What to produce
Write out the entire listing below exactly as it appears, minus any pictures.

● ● ● ● ●

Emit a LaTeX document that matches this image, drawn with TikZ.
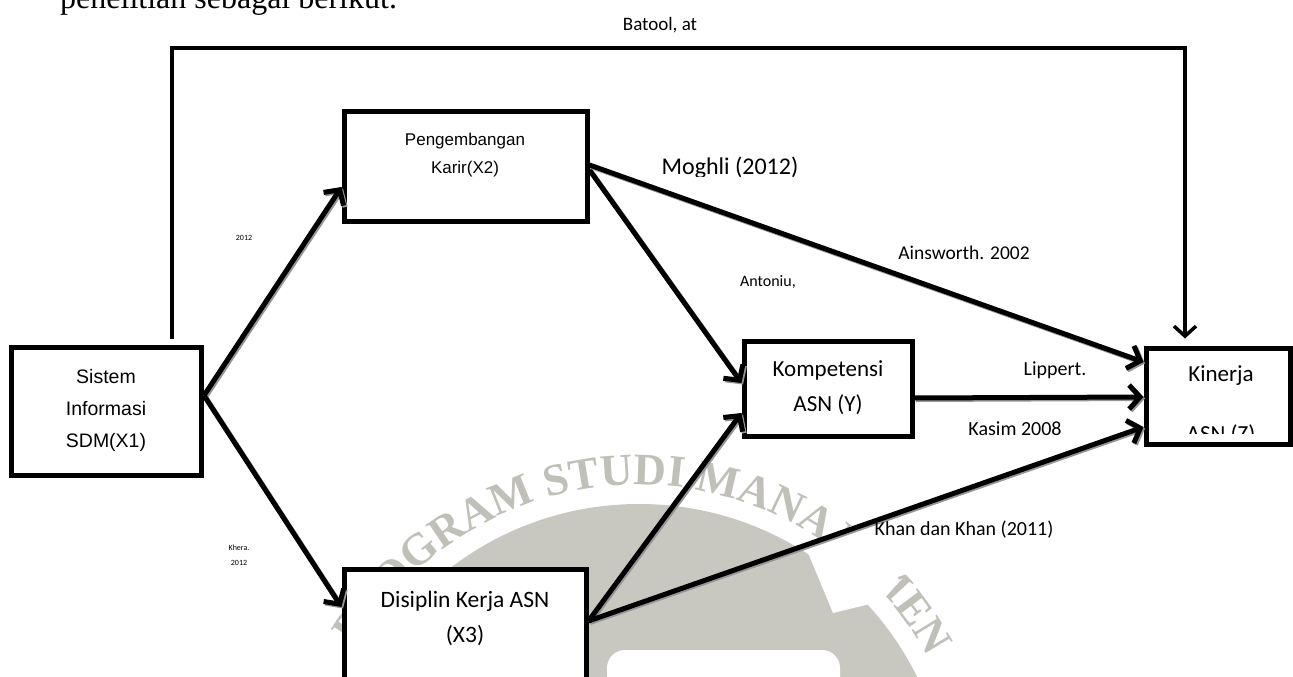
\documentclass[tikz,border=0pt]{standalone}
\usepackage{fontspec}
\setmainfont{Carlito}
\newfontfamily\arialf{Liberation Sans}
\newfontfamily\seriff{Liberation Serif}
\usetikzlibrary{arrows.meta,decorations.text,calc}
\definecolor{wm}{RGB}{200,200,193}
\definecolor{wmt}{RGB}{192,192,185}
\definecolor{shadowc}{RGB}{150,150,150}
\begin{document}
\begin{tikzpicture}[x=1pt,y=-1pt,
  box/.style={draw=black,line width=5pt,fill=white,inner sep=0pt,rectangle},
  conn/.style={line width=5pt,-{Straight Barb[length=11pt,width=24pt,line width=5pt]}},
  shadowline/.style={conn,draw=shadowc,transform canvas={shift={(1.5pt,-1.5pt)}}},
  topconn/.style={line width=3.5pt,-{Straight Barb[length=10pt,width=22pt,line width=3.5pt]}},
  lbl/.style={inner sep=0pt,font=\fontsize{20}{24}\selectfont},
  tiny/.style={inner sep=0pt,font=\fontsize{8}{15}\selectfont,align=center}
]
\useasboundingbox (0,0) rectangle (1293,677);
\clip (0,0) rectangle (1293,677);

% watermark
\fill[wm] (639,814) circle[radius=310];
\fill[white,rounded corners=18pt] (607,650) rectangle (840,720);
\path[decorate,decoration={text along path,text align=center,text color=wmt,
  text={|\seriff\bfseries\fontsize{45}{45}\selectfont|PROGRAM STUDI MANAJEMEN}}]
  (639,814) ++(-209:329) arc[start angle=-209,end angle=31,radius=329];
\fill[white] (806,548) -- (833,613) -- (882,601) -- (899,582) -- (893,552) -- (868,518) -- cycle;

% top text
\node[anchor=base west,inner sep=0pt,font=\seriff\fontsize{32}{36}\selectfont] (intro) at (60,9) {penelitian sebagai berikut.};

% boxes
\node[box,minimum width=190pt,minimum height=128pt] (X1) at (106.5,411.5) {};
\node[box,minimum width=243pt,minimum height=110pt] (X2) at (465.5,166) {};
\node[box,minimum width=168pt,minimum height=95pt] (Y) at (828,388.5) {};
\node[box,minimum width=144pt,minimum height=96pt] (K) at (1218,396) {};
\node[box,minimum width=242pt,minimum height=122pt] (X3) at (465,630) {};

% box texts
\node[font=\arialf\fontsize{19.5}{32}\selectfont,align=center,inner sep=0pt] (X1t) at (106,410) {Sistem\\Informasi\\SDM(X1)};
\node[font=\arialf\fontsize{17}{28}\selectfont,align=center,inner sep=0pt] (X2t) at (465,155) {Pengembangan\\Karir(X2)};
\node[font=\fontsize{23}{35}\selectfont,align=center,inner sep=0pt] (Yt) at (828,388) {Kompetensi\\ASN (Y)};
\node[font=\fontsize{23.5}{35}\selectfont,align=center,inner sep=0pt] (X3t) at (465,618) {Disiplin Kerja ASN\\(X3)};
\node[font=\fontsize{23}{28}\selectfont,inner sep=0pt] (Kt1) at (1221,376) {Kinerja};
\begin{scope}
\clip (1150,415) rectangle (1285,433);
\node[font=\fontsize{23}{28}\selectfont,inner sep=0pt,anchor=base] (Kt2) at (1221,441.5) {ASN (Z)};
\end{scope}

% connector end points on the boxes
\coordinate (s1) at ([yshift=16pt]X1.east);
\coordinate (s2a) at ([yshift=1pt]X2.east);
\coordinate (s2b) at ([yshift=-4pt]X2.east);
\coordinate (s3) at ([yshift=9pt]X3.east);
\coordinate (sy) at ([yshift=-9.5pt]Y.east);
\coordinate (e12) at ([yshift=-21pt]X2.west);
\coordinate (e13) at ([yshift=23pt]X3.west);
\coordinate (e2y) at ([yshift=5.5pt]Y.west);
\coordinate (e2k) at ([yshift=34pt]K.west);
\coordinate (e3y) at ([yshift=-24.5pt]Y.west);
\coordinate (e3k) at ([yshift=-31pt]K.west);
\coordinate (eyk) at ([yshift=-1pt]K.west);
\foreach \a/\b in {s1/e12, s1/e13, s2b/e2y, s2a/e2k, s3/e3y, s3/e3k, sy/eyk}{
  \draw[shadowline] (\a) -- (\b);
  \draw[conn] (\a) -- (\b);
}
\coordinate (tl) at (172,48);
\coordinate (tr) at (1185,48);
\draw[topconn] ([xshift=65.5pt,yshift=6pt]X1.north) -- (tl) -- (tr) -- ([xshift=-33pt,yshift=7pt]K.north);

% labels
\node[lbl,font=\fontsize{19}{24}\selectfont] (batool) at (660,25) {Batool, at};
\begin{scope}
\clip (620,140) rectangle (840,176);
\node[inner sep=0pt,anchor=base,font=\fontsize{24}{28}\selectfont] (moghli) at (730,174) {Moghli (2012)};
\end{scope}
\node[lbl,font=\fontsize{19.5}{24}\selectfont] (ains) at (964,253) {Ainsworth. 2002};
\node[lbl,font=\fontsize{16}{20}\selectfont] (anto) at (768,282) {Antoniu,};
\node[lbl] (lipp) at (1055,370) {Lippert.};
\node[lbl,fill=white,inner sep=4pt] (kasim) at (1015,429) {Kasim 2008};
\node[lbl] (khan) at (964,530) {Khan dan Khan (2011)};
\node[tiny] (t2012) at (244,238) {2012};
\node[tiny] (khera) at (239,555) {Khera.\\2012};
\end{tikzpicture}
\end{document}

● ● ● ● ●

Written response
Emit a LaTeX document that matches this image, drawn with TikZ.
\documentclass[tikz,border=0pt]{standalone}
\usepackage{fontspec}
\setmainfont{Carlito}
\newfontfamily\arialf{Liberation Sans}
\newfontfamily\seriff{Liberation Serif}
\usetikzlibrary{arrows.meta,decorations.text,calc}
\definecolor{wm}{RGB}{200,200,193}
\definecolor{wmt}{RGB}{192,192,185}
\definecolor{shadowc}{RGB}{150,150,150}
\begin{document}
\begin{tikzpicture}[x=1pt,y=-1pt,
  box/.style={draw=black,line width=5pt,fill=white,inner sep=0pt,rectangle},
  conn/.style={line width=5pt,-{Straight Barb[length=11pt,width=24pt,line width=5pt]}},
  shadowline/.style={conn,draw=shadowc,transform canvas={shift={(1.5pt,-1.5pt)}}},
  topconn/.style={line width=3.5pt,-{Straight Barb[length=10pt,width=22pt,line width=3.5pt]}},
  lbl/.style={inner sep=0pt,font=\fontsize{20}{24}\selectfont},
  tiny/.style={inner sep=0pt,font=\fontsize{8}{15}\selectfont,align=center}
]
\useasboundingbox (0,0) rectangle (1293,677);
\clip (0,0) rectangle (1293,677);

% watermark
\fill[wm] (639,814) circle[radius=310];
\fill[white,rounded corners=18pt] (607,650) rectangle (840,720);
\path[decorate,decoration={text along path,text align=center,text color=wmt,
  text={|\seriff\bfseries\fontsize{45}{45}\selectfont|PROGRAM STUDI MANAJEMEN}}]
  (639,814) ++(-209:329) arc[start angle=-209,end angle=31,radius=329];
\fill[white] (806,548) -- (833,613) -- (882,601) -- (899,582) -- (893,552) -- (868,518) -- cycle;

% top text
\node[anchor=base west,inner sep=0pt,font=\seriff\fontsize{32}{36}\selectfont] (intro) at (60,9) {penelitian sebagai berikut.};

% boxes
\node[box,minimum width=190pt,minimum height=128pt] (X1) at (106.5,411.5) {};
\node[box,minimum width=243pt,minimum height=110pt] (X2) at (465.5,166) {};
\node[box,minimum width=168pt,minimum height=95pt] (Y) at (828,388.5) {};
\node[box,minimum width=144pt,minimum height=96pt] (K) at (1218,396) {};
\node[box,minimum width=242pt,minimum height=122pt] (X3) at (465,630) {};

% box texts
\node[font=\arialf\fontsize{19.5}{32}\selectfont,align=center,inner sep=0pt] (X1t) at (106,410) {Sistem\\Informasi\\SDM(X1)};
\node[font=\arialf\fontsize{17}{28}\selectfont,align=center,inner sep=0pt] (X2t) at (465,155) {Pengembangan\\Karir(X2)};
\node[font=\fontsize{23}{35}\selectfont,align=center,inner sep=0pt] (Yt) at (828,388) {Kompetensi\\ASN (Y)};
\node[font=\fontsize{23.5}{35}\selectfont,align=center,inner sep=0pt] (X3t) at (465,618) {Disiplin Kerja ASN\\(X3)};
\node[font=\fontsize{23}{28}\selectfont,inner sep=0pt] (Kt1) at (1221,376) {Kinerja};
\begin{scope}
\clip (1150,415) rectangle (1285,433);
\node[font=\fontsize{23}{28}\selectfont,inner sep=0pt,anchor=base] (Kt2) at (1221,441.5) {ASN (Z)};
\end{scope}

% connector end points on the boxes
\coordinate (s1) at ([yshift=16pt]X1.east);
\coordinate (s2a) at ([yshift=1pt]X2.east);
\coordinate (s2b) at ([yshift=-4pt]X2.east);
\coordinate (s3) at ([yshift=9pt]X3.east);
\coordinate (sy) at ([yshift=-9.5pt]Y.east);
\coordinate (e12) at ([yshift=-21pt]X2.west);
\coordinate (e13) at ([yshift=23pt]X3.west);
\coordinate (e2y) at ([yshift=5.5pt]Y.west);
\coordinate (e2k) at ([yshift=34pt]K.west);
\coordinate (e3y) at ([yshift=-24.5pt]Y.west);
\coordinate (e3k) at ([yshift=-31pt]K.west);
\coordinate (eyk) at ([yshift=-1pt]K.west);
\foreach \a/\b in {s1/e12, s1/e13, s2b/e2y, s2a/e2k, s3/e3y, s3/e3k, sy/eyk}{
  \draw[shadowline] (\a) -- (\b);
  \draw[conn] (\a) -- (\b);
}
\coordinate (tl) at (172,48);
\coordinate (tr) at (1185,48);
\draw[topconn] ([xshift=65.5pt,yshift=6pt]X1.north) -- (tl) -- (tr) -- ([xshift=-33pt,yshift=7pt]K.north);

% labels
\node[lbl,font=\fontsize{19}{24}\selectfont] (batool) at (660,25) {Batool, at};
\begin{scope}
\clip (620,140) rectangle (840,176);
\node[inner sep=0pt,anchor=base,font=\fontsize{24}{28}\selectfont] (moghli) at (730,174) {Moghli (2012)};
\end{scope}
\node[lbl,font=\fontsize{19.5}{24}\selectfont] (ains) at (964,253) {Ainsworth. 2002};
\node[lbl,font=\fontsize{16}{20}\selectfont] (anto) at (768,282) {Antoniu,};
\node[lbl] (lipp) at (1055,370) {Lippert.};
\node[lbl,fill=white,inner sep=4pt] (kasim) at (1015,429) {Kasim 2008};
\node[lbl] (khan) at (964,530) {Khan dan Khan (2011)};
\node[tiny] (t2012) at (244,238) {2012};
\node[tiny] (khera) at (239,555) {Khera.\\2012};
\end{tikzpicture}
\end{document}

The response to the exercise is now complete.